In announcing their compromise agreement to extend the debt ceiling and avert a potential economic catastrophe, both President Joe Biden and Speaker Kevin McCarthy claimed victory.
But Biden’s triumph is likely to prove more significant because the deal removes a major impediment to the continued economic growth on which the president is counting in his reelection campaign.
When the deal becomes law, said economist Mark Zandi of Moody Analytics, “it will help avoid a recession.”
The president said the plan reduces spending but “protects critical programs for working people” as well as “my and congressional Democrats’ key priorities and legislative accomplishments.” It’s “good news for the American people,” he added.
McCarthy went one step further, declaring Republicans were now “poised to deliver (the) big consequential change in Washington” that they promised, and had “stopped Democrats’ reckless spending,” even though the bill only makes more modest spending cuts than the GOP had sought.
On Fox News Sunday, the speaker pressed the GOP victory claim. He said the Democrats are “very upset” and that their leader, Rep. Hakeem Jeffries, told him “There’s not one thing in the bill for Democrats,” something Jeffries denied.
Though McCarthy later acknowledged, “There’s a lot in here for both sides,” he continued to push the line that Republicans had won, perhaps to ensure the votes of the more hesitant members of his caucus.
McCarthy crowed again on Wednesday night after the package sailed through the House by an unexpectedly large 314-117 vote, attracting two of every three Republicans and more than three of every four Democrats.
“Tonight, we all made history,” the exultant speaker declared, calling the measure “the greatest savings in American history” and vowing this would be just the start of GOP efforts to trim back the federal government.
The vote showed again that, despite his narrow victory on the 15th ballot for speaker, McCarthy was able again to hold together the disparate factions in the coalition that comprises the House GOP majority.
Still, when the Senate joins the House in approving the measure, the big winners will be Biden and the Democrats.
It’s not so much because of what’s in the package itself, though the White House did a pretty good job of minimizing damage to domestic programs and limiting the extent of additional work requirements for those receiving aid.
But by extending the debt ceiling past the 2024 election, it eliminates the possibility of both a catastrophic default and a preelection confrontation that could have tanked the economy. Either could have threatened Biden’s reelection by causing a recession either later this year or early next year.
But avoiding a default does not mean Biden is home free. There remains the danger that the Federal Reserve Board’s drive to squeeze inflation out of the economy by raising interest rates will produce a recession.
That’s the last thing Biden and the Democrats need at a time when polls show a very close race is probable against his most likely Republican challengers, Donald Trump and Florida Gov. Ron DeSantis.
The parameters of the deal also justified Biden’s strategy of resisting direct negotiations with House Republicans until the threat of a default was at hand.

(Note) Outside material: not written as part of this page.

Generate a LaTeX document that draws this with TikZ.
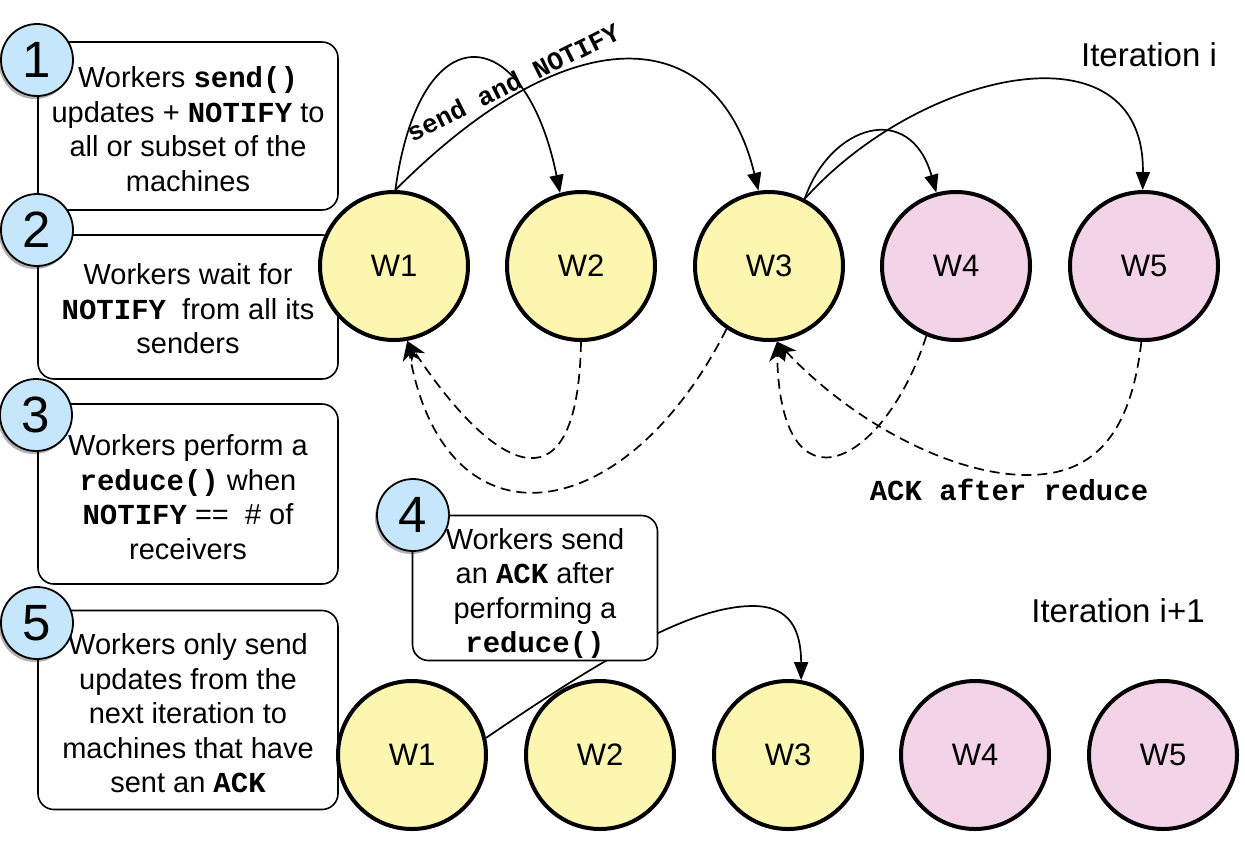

Once again, the onset of a deadline proved the best motivator for the two parties to break a deadlock on must-pass legislation like the debt ceiling or funding the federal government.
It seems unlikely that either McCarthy or Biden would have backed off their initial positions – sweeping budget cuts for the Republicans, no negotiations for the Democrats – without that prod.
Unsurprisingly, the bulk of the opposing votes came from conservative Republicans, who were the driving force behind the budget that Republicans pushed through the House by two votes, and progressive Democrats, who rejected any cuts and said Biden was making a mistake by negotiating with the GOP at all.
Prominent Democrats opposing the measure included Rep. Pramila Jayapal, chair of the Congressional Progressive Caucus, Rep. Alexandria Ocasio-Cortez and most fellow members of the progressive group known as the Squad, Rep. Nanette Barragan, chair of the Congressional Hispanic Caucus, and Rep. Rosa DeLauro, top Democrat on the Appropriations Committee.
Republicans said the modest domestic spending cuts in the bill didn’t go far enough and the increase in defense spending was too small.
On the other hand, the congressional leadership of both parties joined Biden and McCarthy in supporting the compromise plan, recognizing this was the best – and perhaps only – chance to get the debt ceiling issue behind them.
Interestingly, the financial markets and the broader economic community have been calm as the deadline for extending the debt ceiling approached, perhaps recognizing the likelihood that the threat of a confrontation would end, as it has, with a negotiated bipartisan agreement.
Biden has staked a substantial degree of his presidency on showing that he can work across the bitter partisan boundaries of recent years, already producing the massive bipartisan infrastructure law and measures to spur domestic chip production and protect the health of veterans.
This week’s agreement adds to that record, providing both a political and an economic plus for a president who has had difficulty convincing Americans of his economic successes.